Jo’s Olympic success goes beyond winning a gold medal against one of the sporting greats in history; it goes beyond ending a dry spell at major sporting events for a tiny nation hungry to flex its muscle; and indeed it goes beyond defining what being a true ‘son of Singapore’ means. Jo is an inspiration: and he has proven that Singaporeans are capable of greatness if only we believed enough in ourselves. And everyone else should really just let us have a little moment to celebrate our homegrown talent. We’re not being xenophobic — we’re euphoric over a win that comes barely a week after we celebrated 51 years of nation-building, and it’s about time we stepped up and claimed success as ‘Singaporean-made’ instead of attributing to other nations: they can help, but you can’t take away the fact that Jo remains a son of the Singaporean soil.
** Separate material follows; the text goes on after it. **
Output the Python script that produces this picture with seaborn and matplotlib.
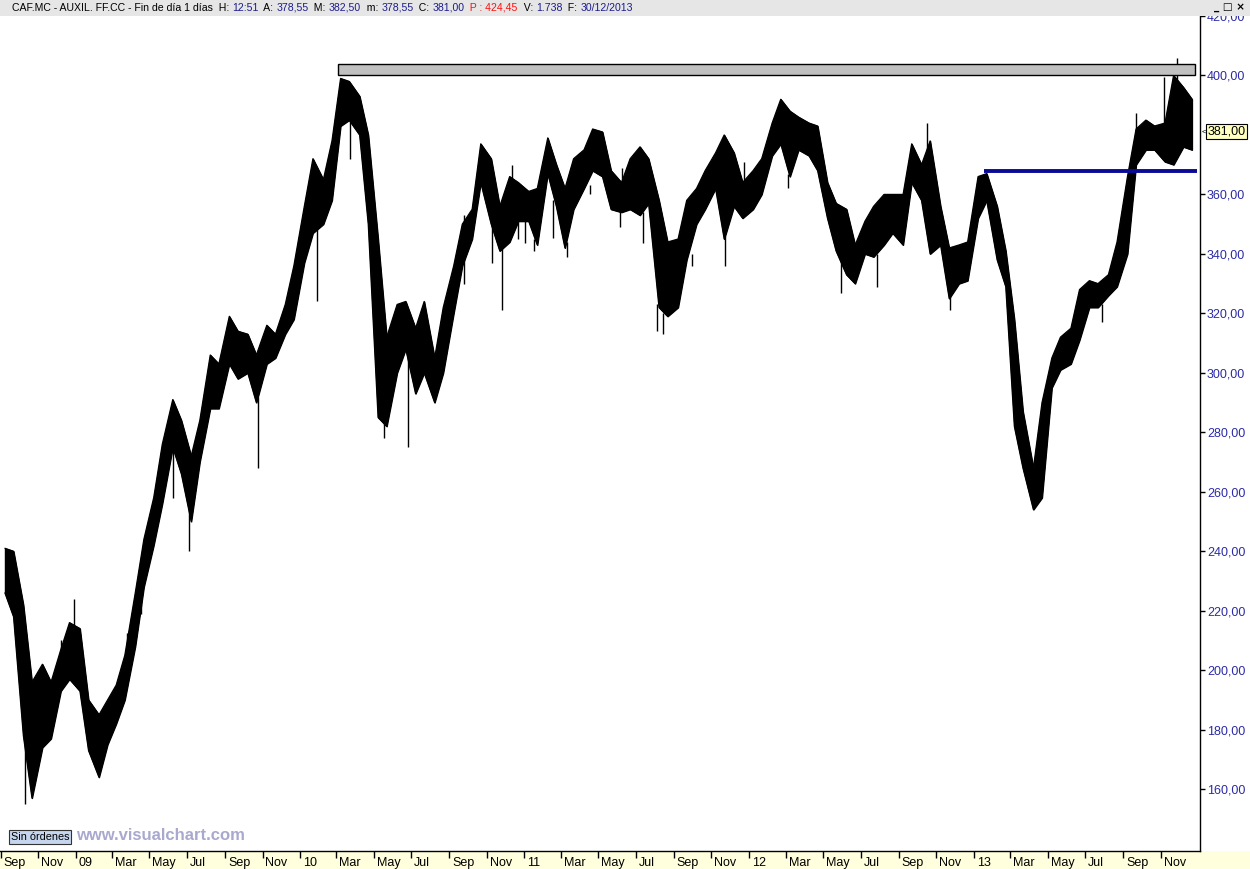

And as I mentioned in a FB post, it’s time we started thinking we can be world-leading beyond just sports, and in other areas like entrepreneurship and commerce. Over the years, Singapore has scored so many firsts and so many award-winning achievements, only to have those achievements and accolades overshadowed by lame comments that we wouldn’t have achieved those otherwise without outside help. Such self-crippling mindsets only serve to limit our potential, and we shouldn’t keep thinking we’re not good enough, or be content with playing second-fiddle to other larger nations. Hence, government officials, business leaders and market movers should really stop putting down Singapore’s local and homegrown successes and continue to promote the idea that “foreign is better” — if there are any adverse sentiments against our immigration policies, it’s only because we local-born Singaporeans have to put up with being told that we’re not real talent and hence have to look up to, or accept talents from other parts of the world coming in to do what we are perceived to be unable to do.

As a Singaporean, I stand proud of Jo Schooling and his Olympic success, and can only hope that he will go on to win many more medals, and for many more Joseph Schoolings in our midst to rise up to claim glory for the nation.

Majulah Singapura never sounded sweeter

I’ll end this post with a post on my FB page in response to a friend’s question as to what does it mean to be “Singaporean”:

What does it mean to be Singaporean: colour, race, ethnicity, religion, background…everything and a bit of each. But more importantly it’s about being able to celebrate all the good stuff and put up with the bad about this little dot, and still wiling be to call it home, have a sense of belonging and yearn to return here at the end of the day regardless of whether or not there were monetary gains or privileges or social benefits to be reaped; to somehow tell yourself you’d do what it takes to defend every square inch should she ever be invaded and to give your utmost best to win glory and be proud to be recognised as Singaporean when standing on the international stage regardless of your pursuit be it sports or business or commerce, or even when you’re not engaged in anything competitive, like a casual chat amongst friends from other nationalities.
If you can do that, the you are a true son or daughter of Singapore regardless of where you were born. But if you can’t then even if you were born here, you will never be a true Singaporean cause your heart isn’t already here.
What does it mean to be Singaporean? If you reach down deep in your heart and you identify with the pride and joy with your countrymen, and at the end of the day tell yourself this is home; when you decide the giving is more important than the receiving and you’d play your part no matter what — then you’re Singaporean.

Enjoy your moment, Jo. For you have done us all proud.